## Start Supplied material

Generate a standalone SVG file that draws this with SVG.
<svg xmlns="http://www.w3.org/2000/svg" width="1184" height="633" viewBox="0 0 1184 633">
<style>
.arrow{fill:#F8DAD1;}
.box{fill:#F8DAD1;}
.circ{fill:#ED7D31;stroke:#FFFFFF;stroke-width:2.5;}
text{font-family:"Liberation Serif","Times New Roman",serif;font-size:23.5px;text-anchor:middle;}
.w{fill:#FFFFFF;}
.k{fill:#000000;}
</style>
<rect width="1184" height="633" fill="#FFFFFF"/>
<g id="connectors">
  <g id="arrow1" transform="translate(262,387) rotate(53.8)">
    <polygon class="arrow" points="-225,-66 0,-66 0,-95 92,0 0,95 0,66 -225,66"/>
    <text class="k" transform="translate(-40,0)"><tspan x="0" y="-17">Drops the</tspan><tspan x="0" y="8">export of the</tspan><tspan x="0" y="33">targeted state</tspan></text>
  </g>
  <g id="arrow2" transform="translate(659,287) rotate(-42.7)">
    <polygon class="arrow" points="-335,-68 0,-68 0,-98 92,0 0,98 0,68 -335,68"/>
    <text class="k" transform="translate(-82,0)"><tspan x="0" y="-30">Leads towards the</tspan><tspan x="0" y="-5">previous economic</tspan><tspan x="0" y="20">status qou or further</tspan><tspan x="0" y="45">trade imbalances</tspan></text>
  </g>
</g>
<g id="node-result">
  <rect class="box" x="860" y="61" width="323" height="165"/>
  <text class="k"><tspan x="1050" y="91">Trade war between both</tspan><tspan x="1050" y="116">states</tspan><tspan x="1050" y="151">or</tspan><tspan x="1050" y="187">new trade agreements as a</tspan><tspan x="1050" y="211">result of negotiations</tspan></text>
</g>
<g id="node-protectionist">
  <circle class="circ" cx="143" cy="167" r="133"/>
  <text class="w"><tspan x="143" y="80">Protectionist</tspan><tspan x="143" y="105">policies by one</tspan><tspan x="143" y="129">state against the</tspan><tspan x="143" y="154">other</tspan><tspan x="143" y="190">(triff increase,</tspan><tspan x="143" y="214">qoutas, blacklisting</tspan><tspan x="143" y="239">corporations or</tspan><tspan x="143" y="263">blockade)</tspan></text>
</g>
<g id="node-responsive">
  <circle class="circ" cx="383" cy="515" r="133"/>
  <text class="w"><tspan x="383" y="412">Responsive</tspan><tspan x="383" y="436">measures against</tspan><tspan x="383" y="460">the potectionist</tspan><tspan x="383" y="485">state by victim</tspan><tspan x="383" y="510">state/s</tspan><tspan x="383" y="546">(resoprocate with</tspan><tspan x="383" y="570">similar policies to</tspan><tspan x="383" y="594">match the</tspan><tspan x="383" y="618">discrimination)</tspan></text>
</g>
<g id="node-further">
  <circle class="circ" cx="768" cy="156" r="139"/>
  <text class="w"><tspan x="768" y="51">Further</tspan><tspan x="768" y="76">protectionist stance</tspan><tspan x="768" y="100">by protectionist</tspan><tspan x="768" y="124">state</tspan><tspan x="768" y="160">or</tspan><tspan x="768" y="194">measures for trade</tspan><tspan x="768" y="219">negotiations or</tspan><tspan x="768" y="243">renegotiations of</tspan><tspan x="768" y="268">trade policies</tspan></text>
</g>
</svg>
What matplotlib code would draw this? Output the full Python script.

## End Supplied material

▸ **Problem to solve**
Nothing should be left out: return all of the records exactly.

▸ **Output of the exercise**
Generate a standalone SVG file that draws this with SVG.
<svg xmlns="http://www.w3.org/2000/svg" width="1184" height="633" viewBox="0 0 1184 633">
<style>
.arrow{fill:#F8DAD1;}
.box{fill:#F8DAD1;}
.circ{fill:#ED7D31;stroke:#FFFFFF;stroke-width:2.5;}
text{font-family:"Liberation Serif","Times New Roman",serif;font-size:23.5px;text-anchor:middle;}
.w{fill:#FFFFFF;}
.k{fill:#000000;}
</style>
<rect width="1184" height="633" fill="#FFFFFF"/>
<g id="connectors">
  <g id="arrow1" transform="translate(262,387) rotate(53.8)">
    <polygon class="arrow" points="-225,-66 0,-66 0,-95 92,0 0,95 0,66 -225,66"/>
    <text class="k" transform="translate(-40,0)"><tspan x="0" y="-17">Drops the</tspan><tspan x="0" y="8">export of the</tspan><tspan x="0" y="33">targeted state</tspan></text>
  </g>
  <g id="arrow2" transform="translate(659,287) rotate(-42.7)">
    <polygon class="arrow" points="-335,-68 0,-68 0,-98 92,0 0,98 0,68 -335,68"/>
    <text class="k" transform="translate(-82,0)"><tspan x="0" y="-30">Leads towards the</tspan><tspan x="0" y="-5">previous economic</tspan><tspan x="0" y="20">status qou or further</tspan><tspan x="0" y="45">trade imbalances</tspan></text>
  </g>
</g>
<g id="node-result">
  <rect class="box" x="860" y="61" width="323" height="165"/>
  <text class="k"><tspan x="1050" y="91">Trade war between both</tspan><tspan x="1050" y="116">states</tspan><tspan x="1050" y="151">or</tspan><tspan x="1050" y="187">new trade agreements as a</tspan><tspan x="1050" y="211">result of negotiations</tspan></text>
</g>
<g id="node-protectionist">
  <circle class="circ" cx="143" cy="167" r="133"/>
  <text class="w"><tspan x="143" y="80">Protectionist</tspan><tspan x="143" y="105">policies by one</tspan><tspan x="143" y="129">state against the</tspan><tspan x="143" y="154">other</tspan><tspan x="143" y="190">(triff increase,</tspan><tspan x="143" y="214">qoutas, blacklisting</tspan><tspan x="143" y="239">corporations or</tspan><tspan x="143" y="263">blockade)</tspan></text>
</g>
<g id="node-responsive">
  <circle class="circ" cx="383" cy="515" r="133"/>
  <text class="w"><tspan x="383" y="412">Responsive</tspan><tspan x="383" y="436">measures against</tspan><tspan x="383" y="460">the potectionist</tspan><tspan x="383" y="485">state by victim</tspan><tspan x="383" y="510">state/s</tspan><tspan x="383" y="546">(resoprocate with</tspan><tspan x="383" y="570">similar policies to</tspan><tspan x="383" y="594">match the</tspan><tspan x="383" y="618">discrimination)</tspan></text>
</g>
<g id="node-further">
  <circle class="circ" cx="768" cy="156" r="139"/>
  <text class="w"><tspan x="768" y="51">Further</tspan><tspan x="768" y="76">protectionist stance</tspan><tspan x="768" y="100">by protectionist</tspan><tspan x="768" y="124">state</tspan><tspan x="768" y="160">or</tspan><tspan x="768" y="194">measures for trade</tspan><tspan x="768" y="219">negotiations or</tspan><tspan x="768" y="243">renegotiations of</tspan><tspan x="768" y="268">trade policies</tspan></text>
</g>
</svg>
What matplotlib code would draw this? Output the full Python script.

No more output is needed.